Для меня это было вдвойне интересно, так как доказывало, что древние виды растений, пробужденные к жизни дождями из веками спавших семян, были тесно связаны с морскими формами растительной жизни. Я давно придерживался теории, что все растения изначально являлись обитателями морей, отдельные виды и роды которых, с сокращением водных пространств и расширением суши, приспособились к наземному существованию; я даже написал на эту тему несколько монографий. Конечно, мне было очень приятно узнать, что странные растения вокруг Негритоса в известной степени подтверждали мою теорию. По правде говоря, я был совершенно убежден, что многие новые растения на склонах холмов очень напоминали существующие морские формы и что мои странные, членистые, быстрорастущие ночные кустарники с огромными цветами стояли ближе всего к морским растениям.
Их удивительно быстрый рост, волокнистое строение, полупрозрачные цветы — все это скорее напоминало водоросли и мшанки, чем настоящие наземные формы растительной жизни.
Новое открытие, касавшееся их способа размножения, также свидетельствовало в пользу моей придуманной на ходу теории.
Более того, я вдруг впервые ясно осознал, что появление здесь, в Перу, ближайших родственников морских растений, дышащих воздухом, было даже закономерным. Как я уже говорил, почти все новые растения являлись чрезвычайно древними формами, до сих пор известными только по окаменелостям; а вся эта страна, как подсказывали мне палеонтологические исследования, в сравнительно недавний (геологически недавний) период прошлого находилась под водой. Следовательно, если предположить, что я был прав в своей теории эволюции растительной жизни, было бы естественно найти здесь самые ранние наземные формы растений, наиболее близко напоминающие своих морских предков.
Все это, понятно, промелькнуло у меня в голове быстрее, чем заняло изложение на бумаге. Обнаружив несколько растений, которые должны были ночью зацвести — если только дождь прекратится — я вернулся в Негритос. Я чувствовал, что заметно продвинулся в своей ботанической теории и мысленно уже сочинял статью для журнала Международного общества ботанических исследований.
Дождь не утих ни в ту ночь, ни в следующие; но наконец солнце снова засияло, последние облака уплыли за Анды, и я приготовился к ночной экспедиции. Многие месяцы я интересовался — нет, был одержим — странными растениями, и теперь мне предстояло увидеть их цветение!
Выскользнуть из лагеря незамеченным не составило большого труда. Все сидели взаперти, не было ни патрулей, ни полиции. Я усмехнулся, вспомнив дни первых загадочных смертей, когда лагерь кишел вооруженными охранниками, ищущими воображаемого убийцу-маньяка.
Мои мысли естественным образом вернулись к событиям тех дней, к Макговерну и его ужасу перед чем-то, что существовало лишь в его измученном и суеверном сознании; к Роджерсу и Меривейлу и их жуткому нервному страху, заразившему всех нас.
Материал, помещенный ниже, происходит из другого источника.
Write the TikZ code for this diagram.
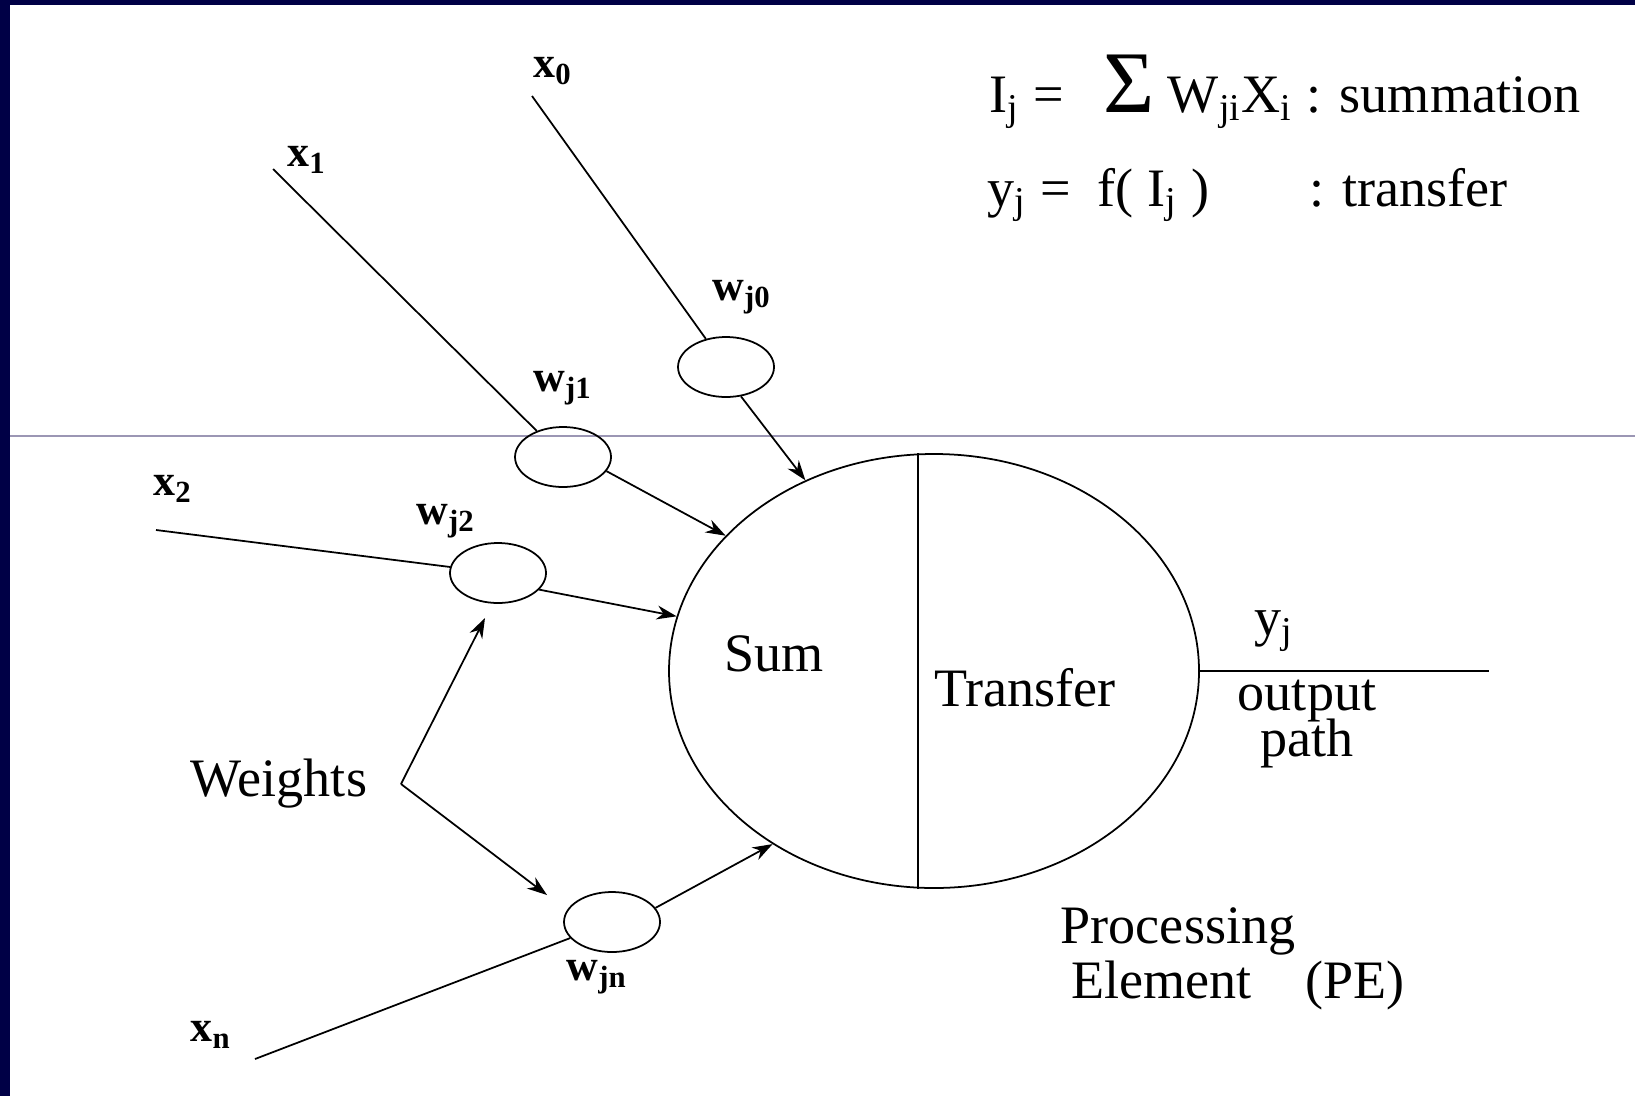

К ночным смертям примешивалось тогда ощущение чего-то сверхъестественного и потустороннего. Конечно, я понимал, что и сейчас шел на риск. Не притаилась ли в темноте болезнь, нападающая на своих жертв незримо и без предупреждения в сухие ночи, подобные этой?
По складу характера я в своем роде фаталист; кроме того, научный пыл не так легко остудить мыслями о личном риске или опасности — иначе мы лишились бы многих великих научных открытий. Но даже ученый не всегда застрахован от смутных, неопределенных страхов, и я испытывал странное и далеко не приятное или комфортное ощущение надвигающейся опасности, словно рядом витала какая-то невидимая, необъяснимая угроза.
Раз или два, бросив довольно нервный взгляд на яркое звездное небо, я будто заметил какие-то расплывчатые, туманные тени, быстро пролетавшие над головой. По спине у меня побежали мурашки, когда я вспомнил ужасное выражение лица Роджерса при рассказе о «призраке», взлетевшем над телом мертвого сторожа.